The Lawletter Vol 41, No 3
John Stone, Senior Attorney, National Legal Research Group
A federal civil rights statute, 42 U.S.C. § 1983, is most closely associated with providing a remedy for individuals whose federal constitutional rights have been violated by persons acting under color of state law. However, although they comprise a relatively small subset of § 1983 cases, claims under § 1983 can, under certain circumstances, be based upon violations of federal rights derived from federal statutes, not from the U.S. Constitution.
In a recent example of such a claim, a voter in Puerto Rico brought an action challenging a Puerto Rico statute that struck her and more than 300,000 other voters from a voter-registration roll because they did not vote in the prior general election. The U.S. District Court for the District of Puerto Rico issued injunctive and declaratory relief barring the Puerto Rico State Elections Commission ("SEC") from removing otherwise eligible voters from an active election registry unless the requirements of the federal Help America Vote Act ("HAVA") were met. Colón-Marrero v. Conty-Perez, No. CIV. 12-1749CCC, 2015 WL 3508142 (D.P.R. signed June 4, 2015). The President of the SEC appealed, and the First Circuit Court of Appeals affirmed the lower court. Colón-Marrero v. Velez, No. 15-1356, 2016 WL 386428 (1st Cir. Feb. 1, 2016). The court in Colón-Marrero held first that a provision of the Puerto Rico statute that had struck the plaintiff and more than 300,000 voters from the voter-registration roll because they did not vote in one prior election was superseded by a provision of HAVA. The federal law provides computerized statewide voter registration list requirements and precludes Puerto Rico from deactivating voters unless they have not responded to a notice seeking to confirm eligible residency and they did not vote in two consecutive general elections for federal office; the HAVA provision states that no registrant may be removed solely by reason of a failure to vote.
As for the plaintiff's use of § 1983 as a remedy, if a plaintiff satisfies the threshold inquiry and demonstrates that Congress intended to confer an individual right, the right is presumptively enforceable by § 1983. To rebut that presumption, the defendant must show that Congress shut the door to private enforcement, either expressly in the statute creating the right or impliedly by creating a comprehensive enforcement scheme that is incompatible with individual enforcement under § 1983. Blessing v. Freestone, 520 U.S. 329, 341 (1997). When it applied this analysis to the claim before it, the First Circuit found that the plaintiff voter and others like her could pursue a claim under § 1983.

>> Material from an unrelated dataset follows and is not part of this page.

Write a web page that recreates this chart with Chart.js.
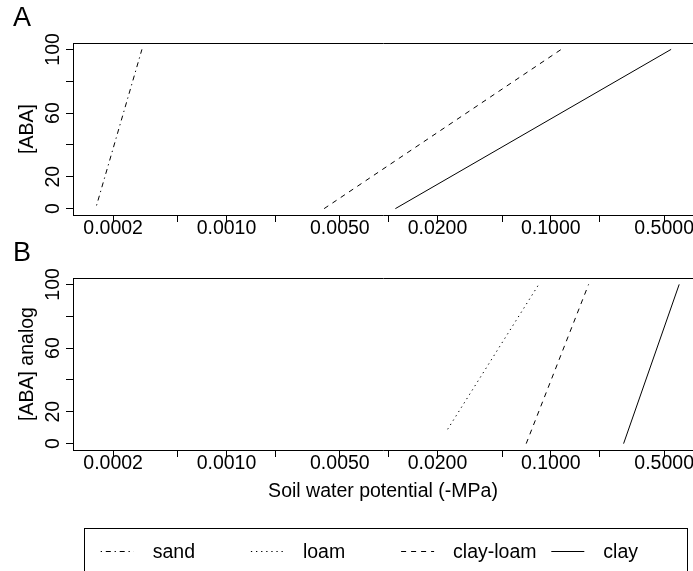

The key provision in HAVA did create an individual private right subject to enforcement through a § 1983 claim; it specified a discrete class of beneficiaries, that is, registrants like the plaintiff, and described specific procedures for removing individual registrants from a state's active voter rolls. In addition, HAVA was enacted pursuant to Congress's authority under the Elections Clause of the Constitution, and enforcing a right of retention on a state's active voter registry would impose no strain on judicial competence. The right was concrete and well defined, and the HAVA provision's requirements unambiguously imposed binding obligations. As for the final step in the analysis, an individual remedy like that sought by the plaintiff in Colón-Marrero was not incompatible with the enforcement mechanisms of HAVA.
The outcome in Colón-Marrero is in keeping with the Supreme Court's admonition against "lightly conclud[ing] that Congress intended to preclude reliance on § 1983," Smith v. Robinson, 468 U.S. 992, 1012 (1984), and its statement that the availability of a private remedy through an administrative mechanism is not necessarily enough to show such intent, see, e.g., Golden State Transit Corp. v. City of Los Angeles, 493 U.S. 103, 106 (1989). Rather, to confine individuals to a statutory remedy, the legislation must reveal Congress's purpose to exclude independent relief in federal court pursuant to § 1983. See, e.g., Wilder v. Va. Hosp. Ass'n, 496 U.S. 498, 523 (1990) (finding no "indication that Congress specifically intended that [the statute's] administrative procedure replace private remedies available under § 1983"). With regard to the claim in Colón-Marrero, nowhere in HAVA was there an indication that Congress meant to foreclose a remedy under § 1983.